Let us now calculate the radius of the circular track.The girl jogs only on one fourth of the total circumference of the horizontal circle. Hence, the displacement of the girl is equal to the one fourth of the circumference of the horizontal circle.
$s = \dfrac{1}{4}\left( {2\pi R} \right)$
$\Rightarrow R = \dfrac{{2s}}{\pi }$
Substitute $25\,{\text{m}}$ for $s$ and $3.14$ for $\pi$ in the above equation.
$\Rightarrow R = \dfrac{{2\left( {25\,{\text{m}}} \right)}}{{3.14}}$
$\Rightarrow R = 15.9\,{\text{m}}$
Hence, the radius of the circular track is $15.9\,{\text{m}}$ .

We can calculate the acceleration of the girl using equation (1).Substitute for $5\,{\text{m/s}}$ $v$ and $15.9\,{\text{m}}$ for $R$ in equation (1).
$a = \dfrac{{{{\left( {5\,{\text{m/s}}} \right)}^2}}}{{15.9\,{\text{m}}}}$
$\Rightarrow a = 1.57\,{\text{m/}}{{\text{s}}^2}$
$\therefore a \approx 1.6\,{\text{m/}}{{\text{s}}^2}$
Therefore, the magnitude of acceleration of the girl is $1.6\,{\text{m/}}{{\text{s}}^2}$ .
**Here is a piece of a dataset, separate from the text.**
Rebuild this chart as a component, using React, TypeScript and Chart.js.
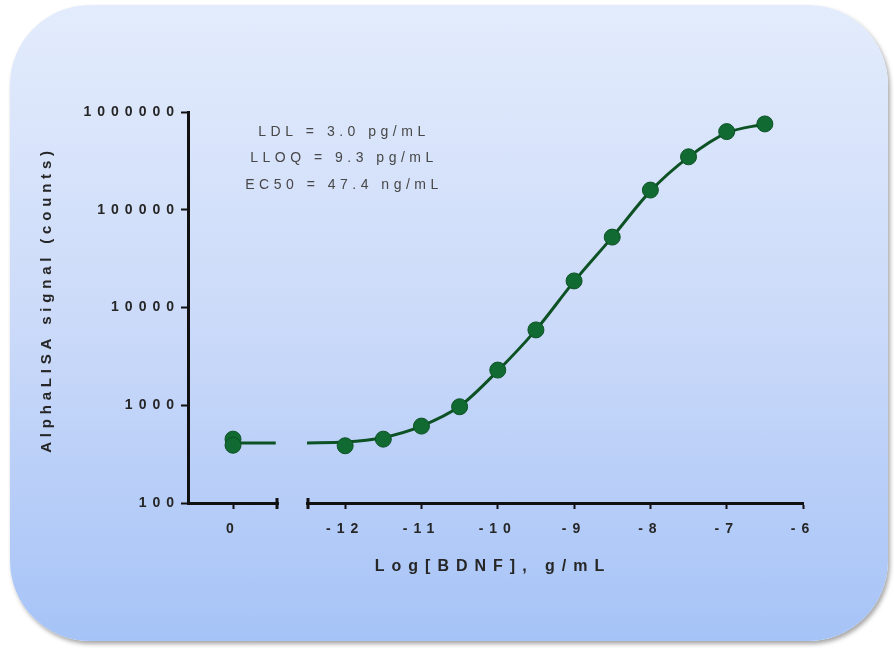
import React, { useEffect, useRef } from 'react';
import { Chart, registerables } from 'chart.js';

Chart.register(...registerables);

// ---- data ----
const zeroDose = [0, 0];
const zeroSignal = [450, 390];
const zeroFitX = [0, 0.95];
const zeroFitY = [410, 410];
const logConc = [-12, -11.5, -11, -10.5, -10, -9.5, -9, -8.5, -8, -7.5, -7, -6.5];
const signal = [385, 450, 612, 965, 2290, 5900, 18700, 52500, 159000, 348000, 630000, 755000];
const fitX = [-12.5, -12, -11.5, -11, -10.5, -10, -9.5, -9, -8.5, -8, -7.5, -7, -6.5];
const fitY = [412, 420, 468, 612, 975, 2250, 5900, 18500, 52500, 155000, 345000, 610000, 755000];
const yTicks = [100, 1000, 10000, 100000, 1000000];
const xTicksZero = [0];
const xTicksMain = [-12, -11, -10, -9, -8, -7, -6];
const annotationLines = ['LDL = 3.0 pg/mL', 'LLOQ = 9.3 pg/mL', 'EC50 = 47.4 ng/mL'];
const xTitle = 'Log[BDNF], g/mL';
const yTitle = 'AlphaLISA signal (counts)';

const FONT = '"Liberation Sans", Arial, sans-serif';
const GREEN_FILL = '#106a32';
const GREEN_LINE = '#0d5224';
const AXIS = '#111111';
const TEXT = '#262626';
const SPACING = '6px';

const toPts = (xs: number[], ys: number[]) => xs.map((x, i) => ({ x, y: ys[i] }));

const decoPlugin = {
  id: 'deco',
  beforeLayout(chart: any) {
    chart.ctx.letterSpacing = SPACING;
  },
  beforeDraw(chart: any) {
    chart.ctx.letterSpacing = SPACING;
  },
  afterDraw(chart: any) {
    const ctx = chart.ctx as CanvasRenderingContext2D;
    const area = chart.chartArea;
    const xa = chart.scales.xa;
    const xb = chart.scales.xb;
    ctx.save();
    // end caps of the broken x axis
    ctx.strokeStyle = AXIS;
    ctx.lineWidth = 3;
    [xa.right - 1, xb.left + 1].forEach((px: number) => {
      ctx.beginPath();
      ctx.moveTo(px, area.bottom - 5);
      ctx.lineTo(px, area.bottom + 6);
      ctx.stroke();
    });
    // annotation
    (ctx as any).letterSpacing = '4.5px';
    ctx.font = `14px ${FONT}`;
    ctx.fillStyle = '#474747';
    ctx.textAlign = 'center';
    ctx.textBaseline = 'middle';
    annotationLines.forEach((t, i) => {
      ctx.fillText(t, area.left + 156, area.top + 20 + i * 26.5);
    });
    // x title
    (ctx as any).letterSpacing = '7px';
    ctx.font = `bold 16px ${FONT}`;
    ctx.fillStyle = TEXT;
    ctx.fillText(xTitle, area.left + 305, area.bottom + 64);
    // y title
    (ctx as any).letterSpacing = '4.8px';
    ctx.font = `bold 15px ${FONT}`;
    ctx.translate(47, (area.top + area.bottom) / 2 - 8);
    ctx.rotate(-Math.PI / 2);
    ctx.fillText(yTitle, 0, 0);
    ctx.restore();
  },
};

const xBase = (min: number, max: number, ticks: number[], weight: number) => ({
  type: 'linear',
  axis: 'x',
  position: 'bottom',
  stack: 'bottomStack',
  stackWeight: weight,
  min,
  max,
  afterBuildTicks: (s: any) => {
    s.ticks = ticks.map((v) => ({ value: v }));
  },
  afterFit: (s: any) => {
    s.height = 60;
  },
  border: { display: true, color: AXIS, width: 3 },
  grid: {
    display: true,
    drawOnChartArea: false,
    drawTicks: true,
    tickLength: 6,
    tickWidth: 2,
    tickColor: AXIS,
  },
  ticks: {
    padding: 12,
    color: TEXT,
    font: { family: FONT, size: 14, weight: 'bold' },
    maxRotation: 0,
    autoSkip: false,
    callback: (v: any) => String(v),
  },
});

export default function App() {
  const ref = useRef<HTMLCanvasElement>(null);

  useEffect(() => {
    if (!ref.current) return;
    const chart = new Chart(ref.current, {
      type: 'scatter',
      data: {
        datasets: [
          {
            data: toPts(zeroDose, zeroSignal),
            xAxisID: 'xa',
            yAxisID: 'y',
            showLine: false,
            pointRadius: 8,
            pointBackgroundColor: GREEN_FILL,
            pointBorderColor: GREEN_LINE,
            pointBorderWidth: 1,
            order: 0,
          },
          {
            data: toPts(logConc, signal),
            xAxisID: 'xb',
            yAxisID: 'y',
            showLine: false,
            pointRadius: 8,
            pointBackgroundColor: GREEN_FILL,
            pointBorderColor: GREEN_LINE,
            pointBorderWidth: 1,
            order: 0,
          },
          {
            data: toPts(zeroFitX, zeroFitY),
            xAxisID: 'xa',
            yAxisID: 'y',
            showLine: true,
            pointRadius: 0,
            borderColor: GREEN_LINE,
            borderWidth: 3,
            order: 1,
          },
          {
            data: toPts(fitX, fitY),
            xAxisID: 'xb',
            yAxisID: 'y',
            showLine: true,
            pointRadius: 0,
            borderColor: GREEN_LINE,
            borderWidth: 3,
            cubicInterpolationMode: 'monotone',
            order: 1,
          },
        ],
      },
      options: {
        animation: false,
        responsive: false,
        events: [],
        layout: { padding: { left: 30, top: 112, right: 91, bottom: 88 } },
        plugins: { legend: { display: false }, tooltip: { enabled: false } },
        scales: {
          xa: xBase(-1, 1, xTicksZero, 90),
          xg: {
            type: 'linear',
            axis: 'x',
            position: 'bottom',
            stack: 'bottomStack',
            stackWeight: 29,
            min: 0,
            max: 1,
            afterFit: (s: any) => {
              s.height = 60;
            },
            border: { display: false },
            grid: { display: false },
            ticks: { display: false },
          },
          xb: xBase(-12.5, -6, xTicksMain, 496),
          y: {
            type: 'logarithmic',
            position: 'left',
            min: 100,
            max: 1000000,
            afterBuildTicks: (s: any) => {
              s.ticks = yTicks.map((v) => ({ value: v, major: true }));
            },
            afterFit: (s: any) => {
              s.width = 158;
            },
            border: { display: true, color: AXIS, width: 3 },
            grid: {
              display: true,
              drawOnChartArea: false,
              drawTicks: true,
              tickLength: 7,
              tickWidth: 2,
              tickColor: AXIS,
            },
            ticks: {
              padding: 1,
              color: TEXT,
              font: { family: FONT, size: 14, weight: 'bold' },
              autoSkip: false,
              callback: (v: any) => String(v),
            },
          },
        },
      } as any,
      plugins: [decoPlugin as any],
    } as any);
    return () => chart.destroy();
  }, []);

  return (
    <div style={{ position: 'absolute', left: 0, top: 0, width: 894, height: 651, background: '#ffffff' }}>
      <div
        style={{
          position: 'absolute',
          left: 10,
          top: 5,
          width: 878,
          height: 636,
          borderRadius: 80,
          background: 'linear-gradient(to bottom, #e3ecfc 0%, #cbdaf9 50%, #a6c3f7 100%)',
          boxShadow: '2px 3px 4px rgba(60,60,60,0.45)',
        }}
      />
      <canvas
        ref={ref}
        width={894}
        height={651}
        style={{ position: 'absolute', left: 0, top: 0, width: 894, height: 651 }}
      />
    </div>
  );
}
Hence, the correct option is C.

Note: The students may take the formula for the acceleration of the object as ratio of velocity to time. But here we have asked to calculate the magnitude of centripetal acceleration of the girl and the formula for centripetal acceleration is not the ratio of the velocity and time. Hence, the students should be careful while using the formula for the acceleration in this case.